Buckley noted that what Bain did was perfectly legal and they weren’t challenging whether Romney or the company could do what they did. He said the ad was also not about challenging the private equity industry, or the free market or capitalist system. What they were challenging, Buckley said, was “whether those values are what we want in a president … especially the same kind of single-minded focus of putting profits before people that caused the crisis that we are still recovering from.” Instead, Buckley called for the creation of an economy that "will last" and that included "building up the middle-class."

Along with GST Steel, Burling pointed to another company, Holson Burnes Group, which made photo albums and picture frames and had factories in Claremont and South Carolina. Bain dismantled the company, stripped it of its wealth, and shipped jobs overseas, costing the city 150 jobs, he said. 

“His vision of the gold-plated sharks get it all is not something this state or this nation need, at this time,” Burling said.

Keeping Romney economics “out of the White House” was a major focus of the press conference, with both representatives alluding to the point, in one form or another, four or five times. However, when it was pointed out to them that Vice President , who is already in the White House, voted for most if not all the legislation that Bain utilized to send jobs overseas, raid pensions, and destroy companies, neither wanted to be critical of their own party’s voting records.

“We’re contrasting actions with political verbiage,” Burling said. “Mitt Romney’s actions tell us what he really believes and how he really acts. It’s absolutely clear that Democrats have an entirely different view of economic power and how we used power to enhance jobs [to] get more economic activity going on.”
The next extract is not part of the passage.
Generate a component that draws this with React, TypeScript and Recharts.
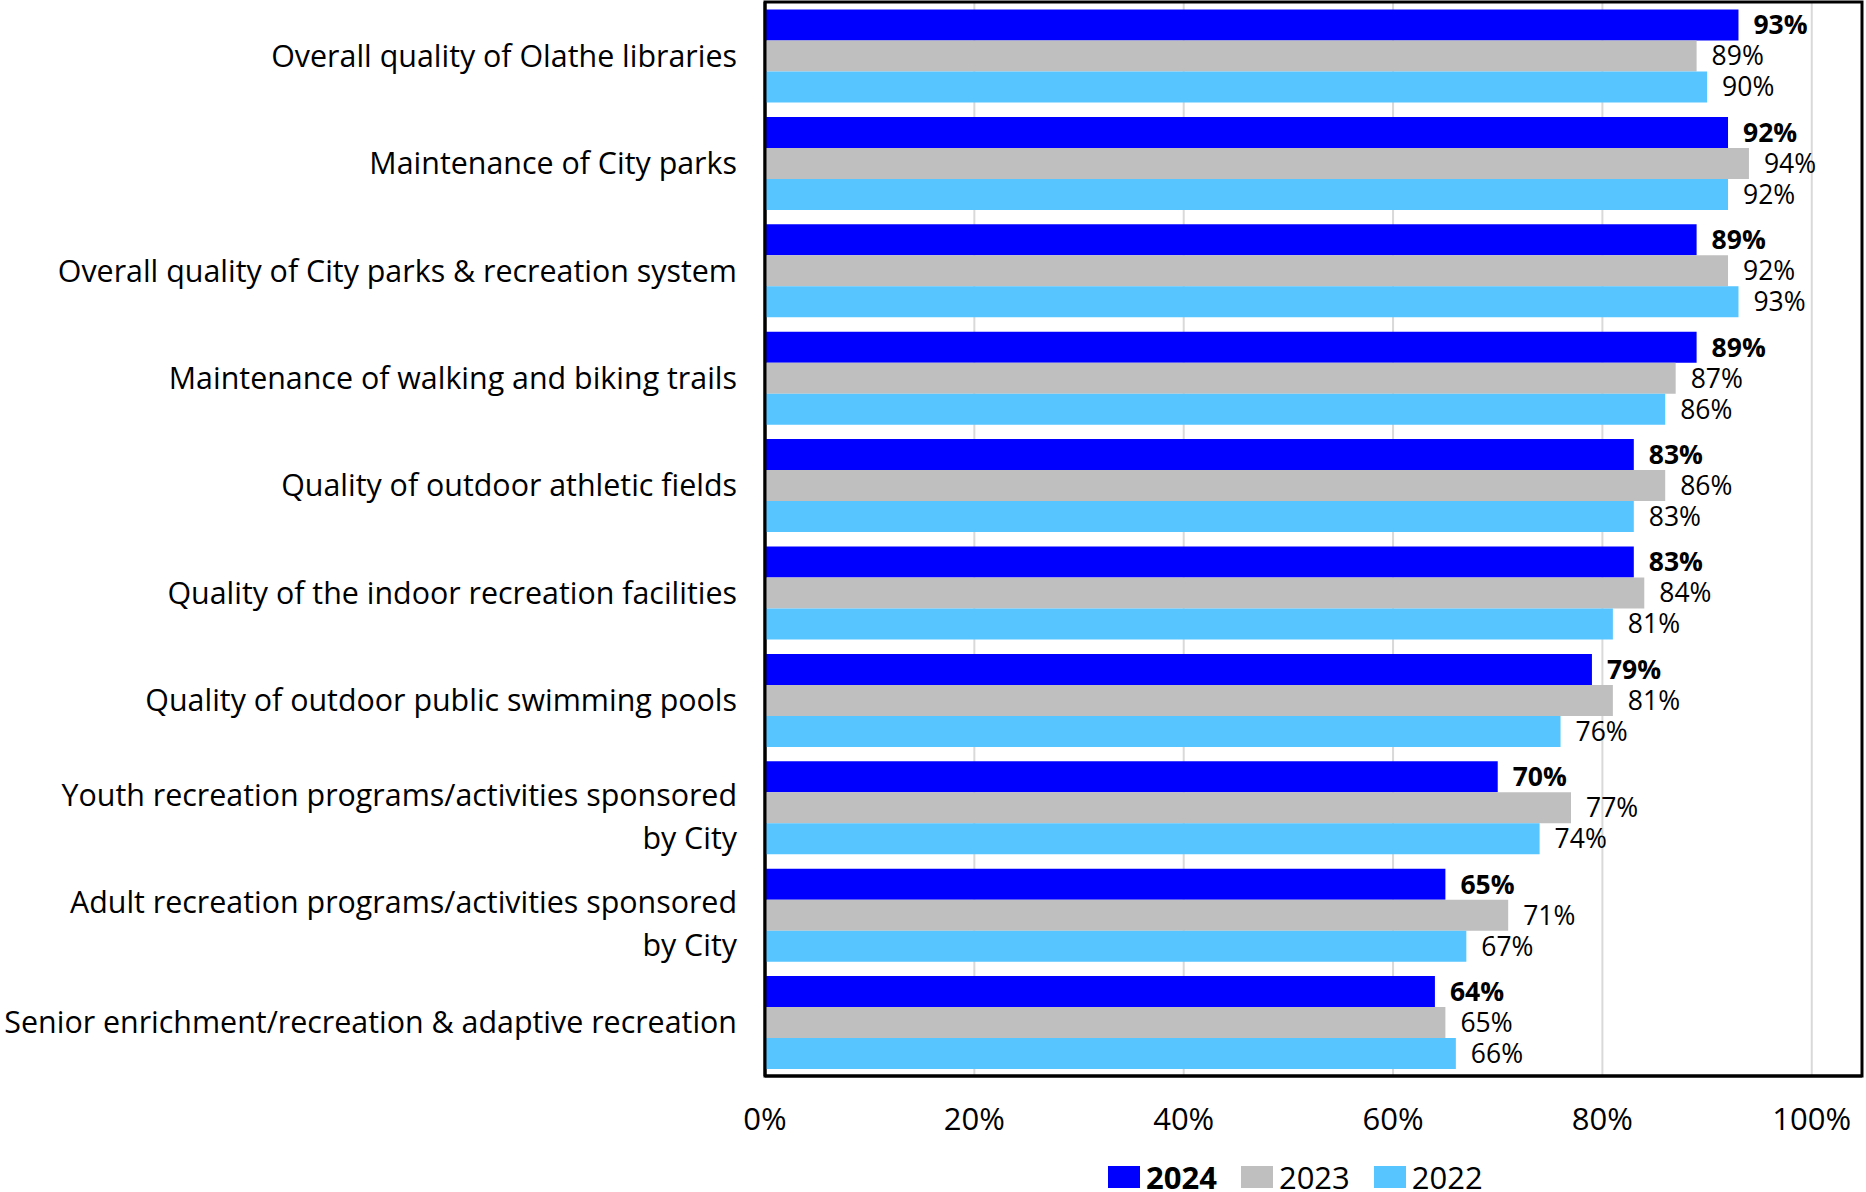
import React from 'react';
import { BarChart, Bar, XAxis, YAxis, CartesianGrid, LabelList, ReferenceArea, Legend } from 'recharts';

const categories = [
  'Overall quality of Olathe libraries',
  'Maintenance of City parks',
  'Overall quality of City parks & recreation system',
  'Maintenance of walking and biking trails',
  'Quality of outdoor athletic fields',
  'Quality of the indoor recreation facilities',
  'Quality of outdoor public swimming pools',
  'Youth recreation programs/activities sponsored\nby City',
  'Adult recreation programs/activities sponsored\nby City',
  'Senior enrichment/recreation & adaptive recreation',
];

const values2024 = [93, 92, 89, 89, 83, 83, 79, 70, 65, 64];
const values2023 = [89, 94, 92, 87, 86, 84, 81, 77, 71, 65];
const values2022 = [90, 92, 93, 86, 83, 81, 76, 74, 67, 66];

const seriesNames = ['2024', '2023', '2022'];
const xTicks = [0, 20, 40, 60, 80, 100];

const data = categories.map((name, i) => ({
  name,
  y2024: values2024[i],
  y2023: values2023[i],
  y2022: values2022[i],
}));

const FONT = '"Open Sans", "Noto Sans", sans-serif';
const C2024 = '#0000FF';
const C2023 = '#BFBFBF';
const C2022 = '#57C5FF';

const CategoryTick = (props: any) => {
  const { x, y, payload } = props;
  const lines: string[] = String(payload.value).split('\n');
  const lh = 43;
  const first = lines.length > 1 ? -((lines.length - 1) * lh) / 2 + 9 + 11 : 11;
  return (
    <text x={x} y={y} textAnchor="end" fontSize={30.4} fill="#000" fontFamily={FONT}>
      {lines.map((l, i) => (
        <tspan key={i} x={x} dy={i === 0 ? first : lh}>
          {l}
        </tspan>
      ))}
    </text>
  );
};

const LegendContent = (props: any) => {
  const { payload } = props;
  const items = [...(payload || [])].sort(
    (a: any, b: any) => seriesNames.indexOf(String(a.value)) - seriesNames.indexOf(String(b.value))
  );
  return (
    <div style={{ display: 'flex', flexDirection: 'row', fontFamily: FONT, fontSize: 31, lineHeight: '22px', height: 22 }}>
      {items.map((p: any) => (
        <div key={p.value} style={{ display: 'flex', alignItems: 'flex-start', marginRight: 24 }}>
          <div style={{ width: 32, height: 22, background: p.color, marginRight: 6 }} />
          <span style={{ fontWeight: p.value === '2024' ? 700 : 400, color: '#000', whiteSpace: 'nowrap' }}>{p.value}</span>
        </div>
      ))}
    </div>
  );
};

const pct = (v: any) => `${v}%`;

export default function App() {
  return (
    <div style={{ width: 1866, height: 1192, background: '#fff' }}>
      <style>{'body{margin:0;background:#fff}'}</style>
      <BarChart
        width={1866}
        height={1192}
        data={data}
        layout="vertical"
        margin={{ top: 2, right: 4, bottom: 0, left: 0 }}
        barCategoryGap="7%"
        barGap={0}
        style={{ fontFamily: FONT }}
      >
        <CartesianGrid horizontal={false} vertical stroke="#D9D9D9" strokeWidth={2} />
        <XAxis
          type="number"
          domain={[0, 104.8]}
          ticks={xTicks}
          tickFormatter={pct}
          allowDataOverflow
          height={116}
          tickLine={false}
          tickSize={0}
          tickMargin={32}
          axisLine={{ stroke: '#000', strokeWidth: 3 }}
          tick={{ fontSize: 31, fill: '#000', fontFamily: FONT }}
        />
        <YAxis
          type="category"
          dataKey="name"
          width={765}
          tickLine={false}
          tickSize={0}
          tickMargin={28}
          axisLine={{ stroke: '#000', strokeWidth: 3 }}
          tick={<CategoryTick />}
          interval={0}
        />
        <Bar dataKey="y2024" name="2024" fill={C2024} isAnimationActive={false}>
          <LabelList dataKey="y2024" position="right" offset={15} formatter={pct} fill="#000" fontSize={26.5} fontWeight={700} fontFamily={FONT} />
        </Bar>
        <Bar dataKey="y2023" name="2023" fill={C2023} isAnimationActive={false}>
          <LabelList dataKey="y2023" position="right" offset={15} formatter={pct} fill="#000" fontSize={26.5} fontFamily={FONT} />
        </Bar>
        <Bar dataKey="y2022" name="2022" fill={C2022} isAnimationActive={false}>
          <LabelList dataKey="y2022" position="right" offset={15} formatter={pct} fill="#000" fontSize={26.5} fontFamily={FONT} />
        </Bar>
        <ReferenceArea x1={0} x2={104.8} fill="none" stroke="#000" strokeWidth={3} ifOverflow="visible" />
        <Legend
          verticalAlign="middle"
          align="center"
          layout="horizontal"
          content={<LegendContent />}
          wrapperStyle={{ top: 1166, left: 1108, width: 500, height: 22 }}
        />
      </BarChart>
    </div>
  );
}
Burling said Democrats supported hiring more teachers, providing health care, and making necessary infrastructure investments that rebuild the middle class, something Republicans would not support.

Buckley said they weren’t suggesting the Romney did anything illegal. The question was whether he should be president. Biden, he said, “never bought up a company, pillaged it, and took people’s pensions and economic security and made a profit off it.” Buckley placed blame for the economic crisis on both of the Bush administrations, adding that business people and those people in government at the time, created the crisis.